_GOAL_. Return each line containing the string "that".

⁂

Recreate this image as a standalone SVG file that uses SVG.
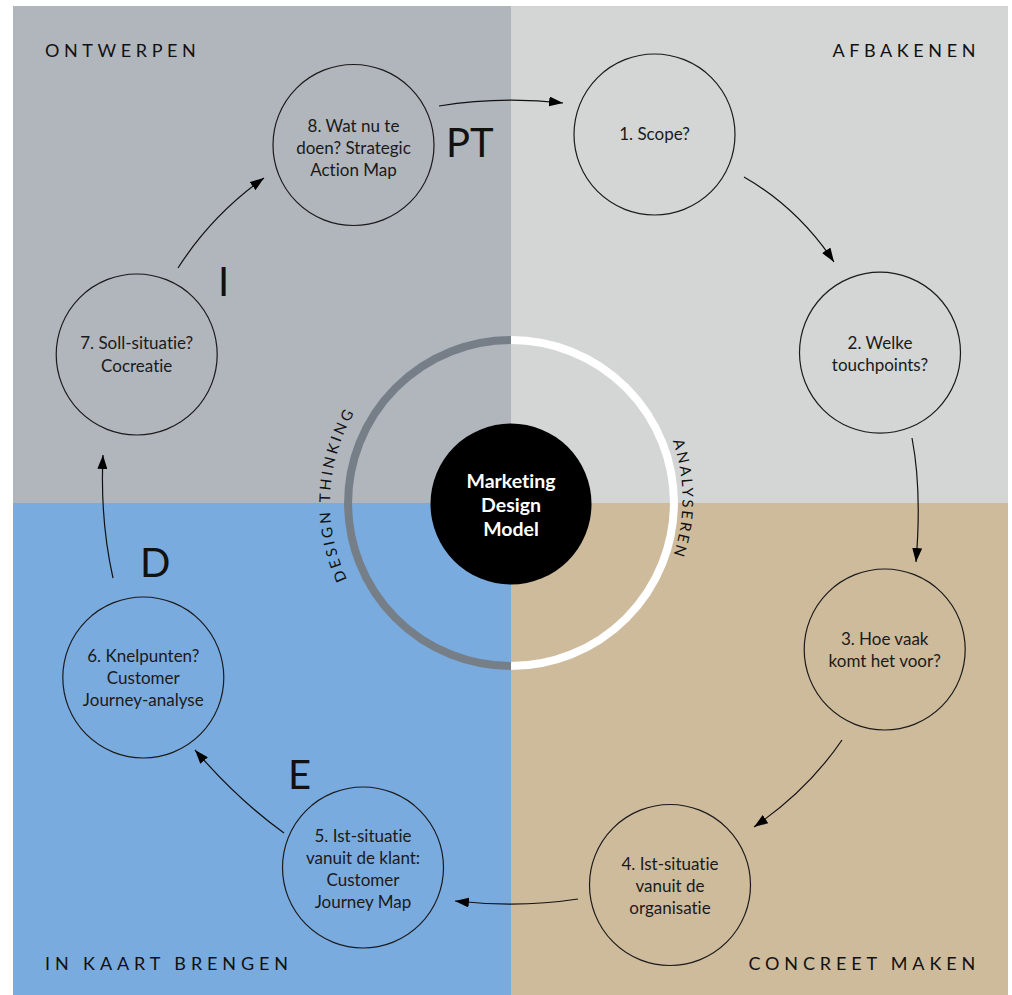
<svg xmlns="http://www.w3.org/2000/svg" width="1012" height="995" viewBox="0 0 1012 995">
<defs>
<style>
text{font-variant-ligatures:none;font-feature-settings:"liga" 0,"clig" 0,"dlig" 0}
.node{fill:none;stroke:#1a1a1a;stroke-width:1.2}
.nt{font-family:Lato,"Open Sans",sans-serif;font-size:17px;fill:#1a1a1a;text-anchor:middle}
.corner{font-family:Lato,"Open Sans",sans-serif;font-size:18px;fill:#111;letter-spacing:4.6px}
.big{font-family:Lato,"Open Sans",sans-serif;font-size:40px;fill:#111}
.arc{font-family:Lato,"Open Sans",sans-serif;font-size:15px;fill:#111;letter-spacing:3px}
.ct{font-family:Lato,"Open Sans",sans-serif;font-size:19.5px;font-weight:bold;fill:#fff;text-anchor:middle}
.conn{fill:none;stroke:#111;stroke-width:1.2;marker-end:url(#ah)}
</style>
<marker id="ah" viewBox="0 0 14 10" refX="14" refY="5" markerWidth="14" markerHeight="10" markerUnits="userSpaceOnUse" orient="auto">
<path d="M0,0 L14,5 L0,10 Z" fill="#000"/>
</marker>
<path id="arcL" d="M413.3,654.2 A179,179 0 0 1 429,342.8"/>
<path id="arcR" d="M665.7,424 A176,176 0 0 1 665.7,574"/>
</defs>
<rect x="0" y="0" width="1012" height="995" fill="#fff"/>
<rect x="13" y="6" width="498" height="497" fill="#b1b5bc"/>
<rect x="511" y="6" width="497" height="497" fill="#d3d6d5"/>
<rect x="13" y="503" width="498" height="492" fill="#7aabde"/>
<rect x="511" y="503" width="497" height="492" fill="#cebb9b"/>

<g id="ring">
<path d="M511,340 A163,163 0 0 0 511,666" fill="none" stroke="#767f88" stroke-width="8"/>
<path d="M511,340 A163,163 0 0 1 511,666" fill="none" stroke="#fff" stroke-width="8"/>
<text class="arc"><textPath href="#arcL" startOffset="50%" text-anchor="middle">DESIGN THINKING</textPath></text>
<text class="arc" style="letter-spacing:2.5px"><textPath href="#arcR" startOffset="50%" text-anchor="middle">ANALYSEREN</textPath></text>
</g>

<g id="center">
<circle cx="511" cy="504" r="80.5" fill="#000"/>
<text class="ct" x="511" y="488">Marketing</text>
<text class="ct" x="511" y="512">Design</text>
<text class="ct" x="511" y="536">Model</text>
</g>

<g id="labels">
<text class="corner" x="45" y="57">ONTWERPEN</text>
<text class="corner" x="980" y="57" text-anchor="end">AFBAKENEN</text>
<text class="corner" x="45" y="970" style="letter-spacing:4.9px">IN KAART BRENGEN</text>
<text class="corner" x="980" y="970" text-anchor="end" style="letter-spacing:4.85px">CONCREET MAKEN</text>
<text class="big" x="446" y="157">PT</text>
<text class="big" x="218" y="296">I</text>
<text class="big" x="140" y="577">D</text>
<text class="big" x="288" y="789">E</text>
</g>

<g id="n1"><circle class="node" cx="654.5" cy="134.5" r="80.5"/><text class="nt" x="654.5" y="140">1. Scope?</text></g>
<g id="n2"><circle class="node" cx="880" cy="352.7" r="80.5"/><text class="nt" x="880" y="349">2. Welke</text><text class="nt" x="880" y="371">touchpoints?</text></g>
<g id="n3"><circle class="node" cx="884.7" cy="649.5" r="80.5"/><text class="nt" x="884.7" y="645">3. Hoe vaak</text><text class="nt" x="884.7" y="667">komt het voor?</text></g>
<g id="n4"><circle class="node" cx="670" cy="885" r="80.5"/><text class="nt" x="670" y="870">4. Ist-situatie</text><text class="nt" x="670" y="892">vanuit de</text><text class="nt" x="670" y="914">organisatie</text></g>
<g id="n5"><circle class="node" cx="363" cy="867.5" r="80.5"/><text class="nt" x="363" y="842">5. Ist-situatie</text><text class="nt" x="363" y="864">vanuit de klant:</text><text class="nt" x="363" y="886">Customer</text><text class="nt" x="363" y="908">Journey Map</text></g>
<g id="n6"><circle class="node" cx="143.3" cy="677.5" r="80.5"/><text class="nt" x="143.3" y="662">6. Knelpunten?</text><text class="nt" x="143.3" y="684">Customer</text><text class="nt" x="143.3" y="706">Journey-analyse</text></g>
<g id="n7"><circle class="node" cx="136.7" cy="354.5" r="80.5"/><text class="nt" x="136.7" y="349">7. Soll-situatie?</text><text class="nt" x="136.7" y="372">Cocreatie</text></g>
<g id="n8"><circle class="node" cx="353.5" cy="145" r="80.5"/><text class="nt" x="353.5" y="132">8. Wat nu te</text><text class="nt" x="353.5" y="154">doen? Strategic</text><text class="nt" x="353.5" y="176">Action Map</text></g>

<g id="connectors">
<path class="conn" d="M439,106 Q501,96 563,103"/>
<path class="conn" d="M744,177 Q798,208 834,262"/>
<path class="conn" d="M912,438 Q922,490 916,562"/>
<path class="conn" d="M842,740 Q808,790 754,827"/>
<path class="conn" d="M578,899 Q520,908 455,901"/>
<path class="conn" d="M284,833 Q238,800 195,750"/>
<path class="conn" d="M113,578 Q100,520 103,455"/>
<path class="conn" d="M178,268 Q212,215 264,178"/>
</g>
</svg>
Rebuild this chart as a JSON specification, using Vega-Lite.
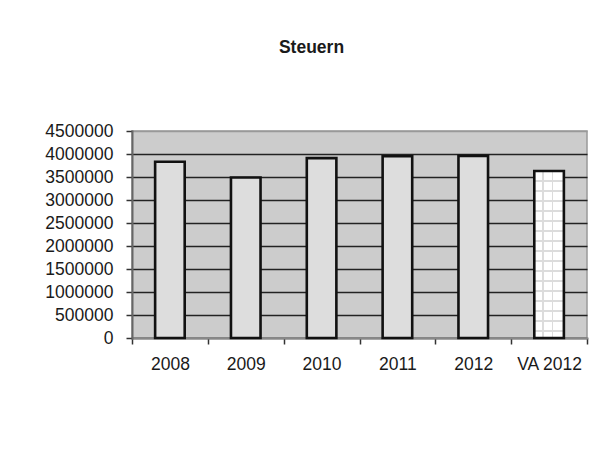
{
  "$schema": "https://vega.github.io/schema/vega-lite/v6.json",
  "autosize": "none",
  "width": 455,
  "height": 207,
  "padding": {"left": 132, "top": 131, "right": 24, "bottom": 121},
  "background": "white",
  "title": {
    "text": "Steuern",
    "anchor": "middle",
    "frame": "group",
    "dx": -48,
    "offset": 52,
    "baseline": "alphabetic",
    "font": "Liberation Sans",
    "fontSize": 17.5,
    "fontWeight": "bold",
    "color": "#1a1a1a"
  },
  "data": {
    "values": [
      {"Jahr": "2008", "Steuern": 3830000},
      {"Jahr": "2009", "Steuern": 3490000},
      {"Jahr": "2010", "Steuern": 3910000},
      {"Jahr": "2011", "Steuern": 3950000},
      {"Jahr": "2012", "Steuern": 3960000},
      {"Jahr": "VA 2012", "Steuern": 3630000}
    ]
  },
  "encoding": {
    "x": {
      "field": "Jahr",
      "type": "nominal",
      "sort": null,
      "scale": {"paddingInner": 0, "paddingOuter": 0},
      "axis": {
        "title": null,
        "labelAngle": 0,
        "tickBand": "extent",
        "tickSize": 6,
        "tickColor": "#333",
        "tickWidth": 1.5,
        "domainColor": "#888",
        "domainWidth": 2,
        "labelPadding": 11,
        "labelFont": "Liberation Sans",
        "labelFontSize": 17.5,
        "labelColor": "#1a1a1a",
        "grid": false
      }
    },
    "y": {
      "field": "Steuern",
      "type": "quantitative",
      "scale": {"domain": [0, 4500000], "nice": false},
      "axis": {
        "title": null,
        "values": [0, 500000, 1000000, 1500000, 2000000, 2500000, 3000000, 3500000, 4000000, 4500000],
        "format": "d",
        "tickSize": 6,
        "tickColor": "#333",
        "tickWidth": 1.5,
        "domainColor": "#666",
        "domainWidth": 2,
        "labelPadding": 13,
        "labelFont": "Liberation Sans",
        "labelFontSize": 17.5,
        "labelColor": "#1a1a1a",
        "grid": true,
        "gridColor": {"condition": {"test": "datum.value == 4500000", "value": "#999"}, "value": "#222222"},
        "gridWidth": 1.4
      }
    }
  },
  "layer": [
    {
      "mark": {"type": "bar", "width": {"band": 0.39}},
      "encoding": {
        "fill": {
          "condition": {"test": "datum.Jahr == 'VA 2012'", "value": "#ffffff"},
          "value": "#dddddd"
        }
      }
    },
    {
      "transform": [{"filter": "datum.Jahr == 'VA 2012'"}],
      "mark": {
        "type": "bar",
        "width": {"band": 0.39},
        "fill": {
          "gradient": "linear",
          "x1": 0, "y1": 0, "x2": 0, "y2": 1,
          "stops": [
            {"offset": 0, "color": "rgba(220,220,220,0)"},
            {"offset": 0.0555, "color": "rgba(220,220,220,0)"}, {"offset": 0.0555, "color": "#dcdcdc"}, {"offset": 0.0645, "color": "#dcdcdc"}, {"offset": 0.0645, "color": "rgba(220,220,220,0)"},
            {"offset": 0.1155, "color": "rgba(220,220,220,0)"}, {"offset": 0.1155, "color": "#dcdcdc"}, {"offset": 0.1245, "color": "#dcdcdc"}, {"offset": 0.1245, "color": "rgba(220,220,220,0)"},
            {"offset": 0.1755, "color": "rgba(220,220,220,0)"}, {"offset": 0.1755, "color": "#dcdcdc"}, {"offset": 0.1845, "color": "#dcdcdc"}, {"offset": 0.1845, "color": "rgba(220,220,220,0)"},
            {"offset": 0.2355, "color": "rgba(220,220,220,0)"}, {"offset": 0.2355, "color": "#dcdcdc"}, {"offset": 0.2445, "color": "#dcdcdc"}, {"offset": 0.2445, "color": "rgba(220,220,220,0)"},
            {"offset": 0.2945, "color": "rgba(220,220,220,0)"}, {"offset": 0.2945, "color": "#dcdcdc"}, {"offset": 0.3035, "color": "#dcdcdc"}, {"offset": 0.3035, "color": "rgba(220,220,220,0)"},
            {"offset": 0.3545, "color": "rgba(220,220,220,0)"}, {"offset": 0.3545, "color": "#dcdcdc"}, {"offset": 0.3635, "color": "#dcdcdc"}, {"offset": 0.3635, "color": "rgba(220,220,220,0)"},
            {"offset": 0.4145, "color": "rgba(220,220,220,0)"}, {"offset": 0.4145, "color": "#dcdcdc"}, {"offset": 0.4235, "color": "#dcdcdc"}, {"offset": 0.4235, "color": "rgba(220,220,220,0)"},
            {"offset": 0.4745, "color": "rgba(220,220,220,0)"}, {"offset": 0.4745, "color": "#dcdcdc"}, {"offset": 0.4835, "color": "#dcdcdc"}, {"offset": 0.4835, "color": "rgba(220,220,220,0)"},
            {"offset": 0.5345, "color": "rgba(220,220,220,0)"}, {"offset": 0.5345, "color": "#dcdcdc"}, {"offset": 0.5435, "color": "#dcdcdc"}, {"offset": 0.5435, "color": "rgba(220,220,220,0)"},
            {"offset": 0.5945, "color": "rgba(220,220,220,0)"}, {"offset": 0.5945, "color": "#dcdcdc"}, {"offset": 0.6035, "color": "#dcdcdc"}, {"offset": 0.6035, "color": "rgba(220,220,220,0)"},
            {"offset": 0.6545, "color": "rgba(220,220,220,0)"}, {"offset": 0.6545, "color": "#dcdcdc"}, {"offset": 0.6635, "color": "#dcdcdc"}, {"offset": 0.6635, "color": "rgba(220,220,220,0)"},
            {"offset": 0.7145, "color": "rgba(220,220,220,0)"}, {"offset": 0.7145, "color": "#dcdcdc"}, {"offset": 0.7235, "color": "#dcdcdc"}, {"offset": 0.7235, "color": "rgba(220,220,220,0)"},
            {"offset": 0.7735, "color": "rgba(220,220,220,0)"}, {"offset": 0.7735, "color": "#dcdcdc"}, {"offset": 0.7825, "color": "#dcdcdc"}, {"offset": 0.7825, "color": "rgba(220,220,220,0)"},
            {"offset": 0.8335, "color": "rgba(220,220,220,0)"}, {"offset": 0.8335, "color": "#dcdcdc"}, {"offset": 0.8425, "color": "#dcdcdc"}, {"offset": 0.8425, "color": "rgba(220,220,220,0)"},
            {"offset": 0.8935, "color": "rgba(220,220,220,0)"}, {"offset": 0.8935, "color": "#dcdcdc"}, {"offset": 0.9025, "color": "#dcdcdc"}, {"offset": 0.9025, "color": "rgba(220,220,220,0)"},
            {"offset": 0.9535, "color": "rgba(220,220,220,0)"}, {"offset": 0.9535, "color": "#dcdcdc"}, {"offset": 0.9625, "color": "#dcdcdc"}, {"offset": 0.9625, "color": "rgba(220,220,220,0)"},
            {"offset": 1, "color": "rgba(220,220,220,0)"}
          ]
        }
      }
    },
    {
      "transform": [{"filter": "datum.Jahr == 'VA 2012'"}],
      "mark": {
        "type": "bar",
        "width": {"band": 0.39},
        "fill": {
          "gradient": "linear",
          "x1": 0, "y1": 0, "x2": 1, "y2": 0,
          "stops": [
            {"offset": 0, "color": "rgba(220,220,220,0)"},
            {"offset": 0.265, "color": "rgba(220,220,220,0)"}, {"offset": 0.265, "color": "#dcdcdc"}, {"offset": 0.315, "color": "#dcdcdc"}, {"offset": 0.315, "color": "rgba(220,220,220,0)"},
            {"offset": 0.595, "color": "rgba(220,220,220,0)"}, {"offset": 0.595, "color": "#dcdcdc"}, {"offset": 0.645, "color": "#dcdcdc"}, {"offset": 0.645, "color": "rgba(220,220,220,0)"},
            {"offset": 1, "color": "rgba(220,220,220,0)"}
          ]
        }
      }
    },
    {
      "mark": {"type": "bar", "width": {"band": 0.39}, "fill": null, "fillOpacity": 0, "stroke": "#111111", "strokeWidth": 2.6}
    }
  ],
  "config": {
    "view": {"fill": "#cccccc", "stroke": "#999999", "strokeWidth": 1.5},
    "axis": {"domainCap": "square"}
  }
}
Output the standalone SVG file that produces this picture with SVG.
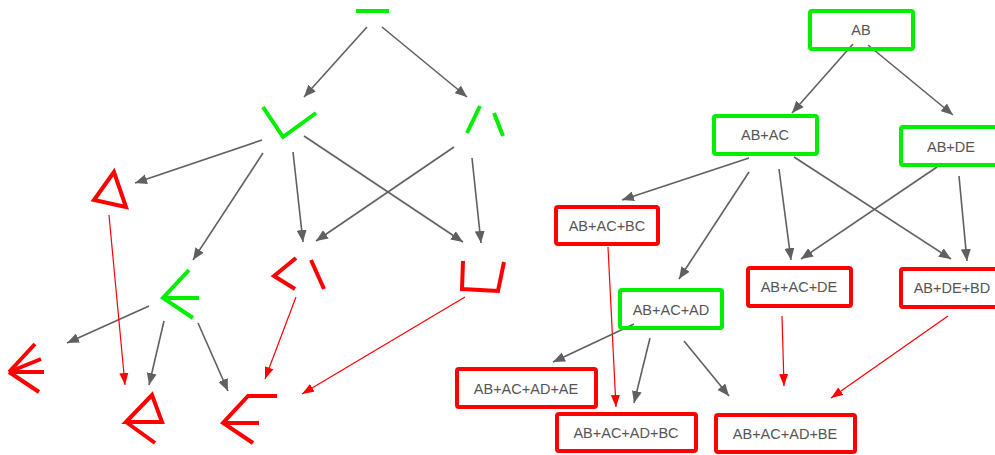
<svg xmlns="http://www.w3.org/2000/svg" width="995" height="455" viewBox="0 0 995 455">
<defs>
<style>
.g{stroke:#606060;stroke-width:1.6;fill:none;marker-end:url(#ag)}
.r{stroke:#ff0000;stroke-width:1.2;fill:none;marker-end:url(#ar)}
.gs{stroke:#00ee00;stroke-width:4;fill:none;stroke-linecap:butt;stroke-linejoin:miter}
.rs{stroke:#ff0000;stroke-width:4;fill:none;stroke-linecap:butt;stroke-linejoin:miter}
.gb{stroke:#00ee00;stroke-width:4;fill:none}
.rb{stroke:#ff0000;stroke-width:4;fill:none}
text{font-family:"Liberation Sans",Arial,sans-serif;font-size:14.5px;fill:#555;text-anchor:middle;dominant-baseline:central}
</style>
<marker id="ag" markerUnits="userSpaceOnUse" markerWidth="12" markerHeight="10" refX="12" refY="5" orient="auto"><path d="M0,0 L12,5 L0,10 z" fill="#606060"/></marker>
<marker id="ar" markerUnits="userSpaceOnUse" markerWidth="12" markerHeight="10" refX="12" refY="5" orient="auto"><path d="M0,0.5 L12,5 L0,9.5 z" fill="#ff0000"/></marker>
</defs>
<rect width="995" height="455" fill="#fff"/>
<g id="connectors">
<line class="g" x1="367" y1="27" x2="304" y2="97"/>
<line class="g" x1="382" y1="27" x2="467" y2="97"/>
<line class="g" x1="262" y1="140" x2="135" y2="183"/>
<line class="g" x1="263" y1="153" x2="193" y2="260"/>
<line class="g" x1="293" y1="152" x2="303" y2="242"/>
<line class="g" x1="304" y1="136" x2="463" y2="242"/>
<line class="g" x1="454" y1="147" x2="316" y2="241"/>
<line class="g" x1="472" y1="158" x2="481" y2="243"/>
<line class="g" x1="149" y1="306" x2="67" y2="343"/>
<line class="g" x1="164" y1="321" x2="149" y2="385"/>
<line class="g" x1="198" y1="323" x2="228" y2="391"/>
<line class="r" x1="109" y1="215" x2="125" y2="385"/>
<line class="r" x1="296" y1="297" x2="265" y2="379"/>
<line class="r" x1="465" y1="297" x2="302" y2="394"/>
<line class="g" x1="853" y1="44" x2="792" y2="113"/>
<line class="g" x1="868" y1="45" x2="953" y2="115"/>
<line class="g" x1="749" y1="158" x2="622" y2="200"/>
<line class="g" x1="749" y1="172" x2="679" y2="279"/>
<line class="g" x1="779" y1="169" x2="791" y2="260"/>
<line class="g" x1="794" y1="157" x2="951" y2="259"/>
<line class="g" x1="937" y1="167" x2="801" y2="259"/>
<line class="g" x1="959" y1="176" x2="967" y2="261"/>
<line class="r" x1="608" y1="247" x2="616" y2="407"/>
<line class="g" x1="634" y1="324" x2="553" y2="362"/>
<line class="g" x1="650" y1="338" x2="634" y2="403"/>
<line class="g" x1="684" y1="341" x2="729" y2="396"/>
<line class="r" x1="782" y1="316" x2="784" y2="386"/>
<line class="r" x1="948" y1="316" x2="831" y2="398"/>
</g>
<g id="n-top"><line class="gs" x1="356" y1="11" x2="389" y2="11"/></g>
<g id="n-v"><polyline class="gs" points="263,107 283,137 316,113"/></g>
<g id="n-lambda"><line class="gs" x1="480" y1="106" x2="467" y2="133"/><line class="gs" x1="494" y1="113" x2="503" y2="136"/></g>
<g id="n-tri"><polygon class="rs" points="114,172 94,200 126,207"/></g>
<g id="n-lt-bs"><polyline class="rs" points="296,258 274,276 295,289"/><line class="rs" x1="311" y1="260" x2="324" y2="289"/></g>
<g id="n-cup"><polyline class="rs" points="463,261 462,289 498,291 504,262"/></g>
<g id="n-arrow"><polyline class="gs" points="189,270 163,298 193,318"/><line class="gs" x1="163" y1="298" x2="199" y2="298"/></g>
<g id="n-fork"><line class="rs" x1="9" y1="372" x2="35" y2="344"/><line class="rs" x1="9" y1="372" x2="41" y2="359"/><line class="rs" x1="9" y1="372" x2="44" y2="372"/><line class="rs" x1="9" y1="372" x2="39" y2="392"/></g>
<g id="n-tri-arrow"><polygon class="rs" points="126,422 152,395 162,422"/><line class="rs" x1="126" y1="422" x2="155" y2="443"/></g>
<g id="n-bar-arrow"><polyline class="rs" points="277,396 248,396 223,423 253,443"/><line class="rs" x1="223" y1="423" x2="259" y2="423"/></g>
<g id="n-AB"><rect class="gb" x="810" y="11" width="103" height="38" rx="2"/><text x="861" y="30">AB</text></g>
<g id="n-AB-AC"><rect class="gb" x="714" y="116" width="103" height="38" rx="2"/><text x="765" y="135">AB+AC</text></g>
<g id="n-AB-DE"><rect class="gb" x="901" y="127" width="103" height="38" rx="2"/><text x="951" y="147">AB+DE</text></g>
<g id="n-AB-AC-BC"><rect class="rb" x="556" y="207" width="102" height="37" rx="2"/><text x="607" y="226">AB+AC+BC</text></g>
<g id="n-AB-AC-AD"><rect class="gb" x="620" y="290" width="102" height="38" rx="2"/><text x="671" y="310">AB+AC+AD</text></g>
<g id="n-AB-AC-DE"><rect class="rb" x="748" y="268" width="103" height="38" rx="2"/><text x="799" y="287">AB+AC+DE</text></g>
<g id="n-AB-DE-BD"><rect class="rb" x="901" y="269" width="103" height="38" rx="2"/><text x="952" y="288">AB+DE+BD</text></g>
<g id="n-AB-AC-AD-AE"><rect class="rb" x="457" y="369" width="139" height="38" rx="2"/><text x="526" y="389">AB+AC+AD+AE</text></g>
<g id="n-AB-AC-AD-BC"><rect class="rb" x="557" y="414" width="139" height="37" rx="2"/><text x="626" y="433">AB+AC+AD+BC</text></g>
<g id="n-AB-AC-AD-BE"><rect class="rb" x="716" y="415" width="139" height="37" rx="2"/><text x="785" y="434">AB+AC+AD+BE</text></g>
</svg>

⁂

_SOLUTION_.
Recreate this image as a standalone SVG file that uses SVG.
Output the standalone SVG file that produces this picture with SVG.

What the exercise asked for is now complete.